This post is a bit late for the International Strong Women celebration, but I’ve been thinking about the strong women in my life since the March 8 observance. I could have written about my three sisters, who all qualify, as they have handled whatever life has thrown at them with courage and grace.
Instead, I decided to hearken back to my ancestry, perhaps influenced by my current book that takes a look at ancestral roots of a different sort. It’s another of those often-repeated stories that I wish I had listened to a bit better. The details may be murky, but the main part of the story is implanted since I heard Mama tell it more than once.
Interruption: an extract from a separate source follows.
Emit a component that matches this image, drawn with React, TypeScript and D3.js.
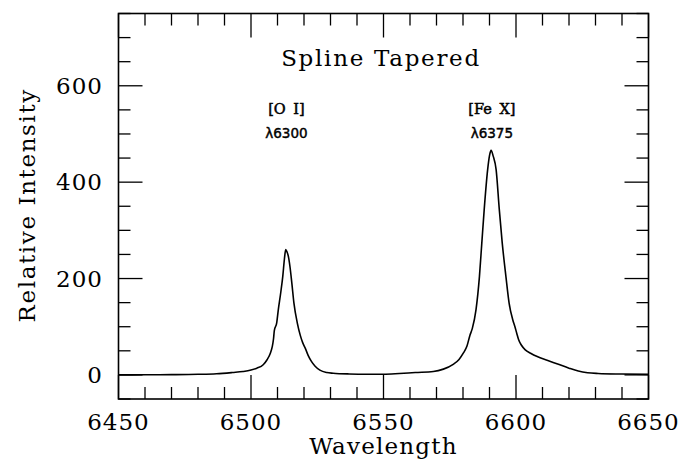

The year was somewhere between 1915 and 1920 when modern medicine had not arrived in its present state. My great-grandmother, Anna Hannah, was diagnosed with stomach cancer when she was about 50 years old, and the doctor recommended that she go from her home “outside Sturgis, Mississippi” all the way to Memphis where a special doctor could remove the mass and part of her stomach. Gram’s husband, a good man but terrified, was staunchly opposed. Her mother-in-law stepped into the fray and loaned Anna the money to go and have the operation.
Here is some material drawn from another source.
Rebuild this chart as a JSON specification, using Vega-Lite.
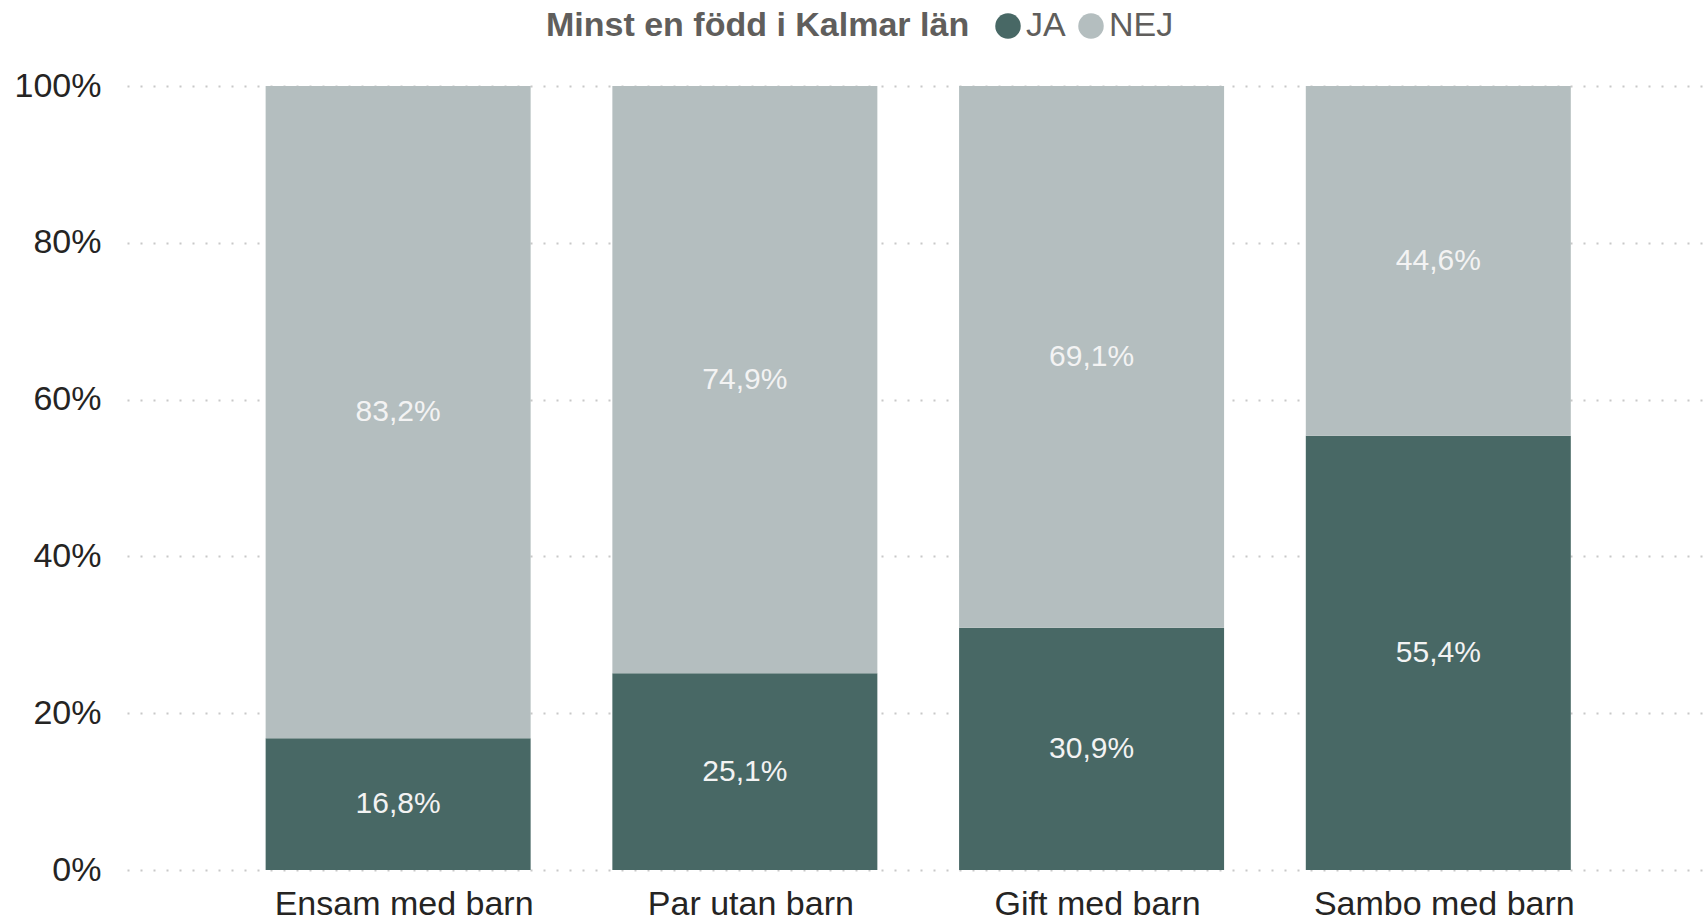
{
  "$schema": "https://vega.github.io/schema/vega-lite/v6.json",
  "width": 1577,
  "height": 784,
  "autosize": {"type": "none"},
  "padding": {"left": 127, "top": 86, "right": 0, "bottom": 50},
  "background": "white",
  "config": {
    "view": {"stroke": null},
    "font": "Liberation Sans",
    "locale": {"number": {"decimal": ",", "thousands": " ", "grouping": [3], "currency": ["", " kr"]}}
  },
  "data": {
    "values": [
      {"grupp": "Ensam med barn", "fodd": "JA", "andel": 0.168},
      {"grupp": "Ensam med barn", "fodd": "NEJ", "andel": 0.832},
      {"grupp": "Par utan barn", "fodd": "JA", "andel": 0.251},
      {"grupp": "Par utan barn", "fodd": "NEJ", "andel": 0.749},
      {"grupp": "Gift med barn", "fodd": "JA", "andel": 0.309},
      {"grupp": "Gift med barn", "fodd": "NEJ", "andel": 0.691},
      {"grupp": "Sambo med barn", "fodd": "JA", "andel": 0.554},
      {"grupp": "Sambo med barn", "fodd": "NEJ", "andel": 0.446}
    ]
  },
  "encoding": {
    "x": {
      "field": "grupp",
      "type": "nominal",
      "sort": ["Ensam med barn", "Par utan barn", "Gift med barn", "Sambo med barn"],
      "scale": {"paddingInner": 0.2357, "paddingOuter": 0.392, "align": 0.51},
      "axis": {
        "title": null,
        "labelAngle": 0,
        "ticks": false,
        "domain": false,
        "labelFontSize": 34,
        "labelColor": "#252423",
        "labelPadding": 17,
        "labelOffset": 6,
        "labelLimit": 0,
        "labelFont": "Liberation Sans"
      }
    },
    "order": {"field": "fodd", "type": "nominal", "sort": "ascending"}
  },
  "layer": [
    {
      "mark": {"type": "bar"},
      "encoding": {
        "y": {
          "field": "andel",
          "type": "quantitative",
          "stack": "zero",
          "scale": {"domain": [0, 1], "nice": false},
          "axis": {
            "title": null,
            "format": ".0%",
            "values": [0, 0.2, 0.4, 0.6, 0.8, 1],
            "domain": false,
            "ticks": false,
            "grid": true,
            "gridColor": "#c8c8c8",
            "gridDash": [2, 11],
            "gridWidth": 2,
            "labelFontSize": 34,
            "labelColor": "#252423",
            "labelPadding": 26,
            "labelFont": "Liberation Sans"
          }
        },
        "color": {
          "field": "fodd",
          "type": "nominal",
          "scale": {"domain": ["JA", "NEJ"], "range": ["#486865", "#b4bebf"]},
          "legend": {
            "title": "Minst en född i Kalmar län",
            "orient": "none",
            "legendX": 419,
            "legendY": -77,
            "direction": "horizontal",
            "titleOrient": "left",
            "titleFontSize": 34,
            "titleFontWeight": "bold",
            "titleColor": "#605e5c",
            "titlePadding": 21,
            "titleLimit": 0,
            "titleFont": "Liberation Sans",
            "labelFontSize": 34,
            "labelColor": "#605e5c",
            "labelFont": "Liberation Sans",
            "labelOffset": 1,
            "labelLimit": 0,
            "symbolType": "circle",
            "symbolSize": 650,
            "symbolStrokeWidth": 0,
            "columnPadding": 8
          }
        }
      }
    },
    {
      "mark": {"type": "text", "fontSize": 30, "color": "#f3f3f3", "baseline": "middle", "font": "Liberation Sans"},
      "encoding": {
        "y": {"field": "andel", "type": "quantitative", "stack": "zero", "bandPosition": 0.5},
        "detail": {"field": "fodd", "type": "nominal"},
        "text": {"field": "andel", "type": "quantitative", "format": ".1%"}
      }
    }
  ]
}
I have often thought of the strength of character for both of these women to take such a risk. There were few previous success stories for such an operation in those days, and they had to know the result could have been death on the operating table or soon thereafter. Then there was Grandpa Hannah whose male voice should have ruled in the context of that day and time. Yet they were strong enough to take the risk, hoping it would give Gram a few more useful years with her family.
My mother was a little girl when this happened. Gram lived to see her and her five siblings grown and to know many of their children. All my life, I have cherished the two weeks I got to spend with her one-on-one when I was thirteen and she was eighty-seven, as well as her request that I come two years later and help with her care as she was dying with a different cancer. The courage of those two women gave us another forty years or so with her. The idea amazes me yet!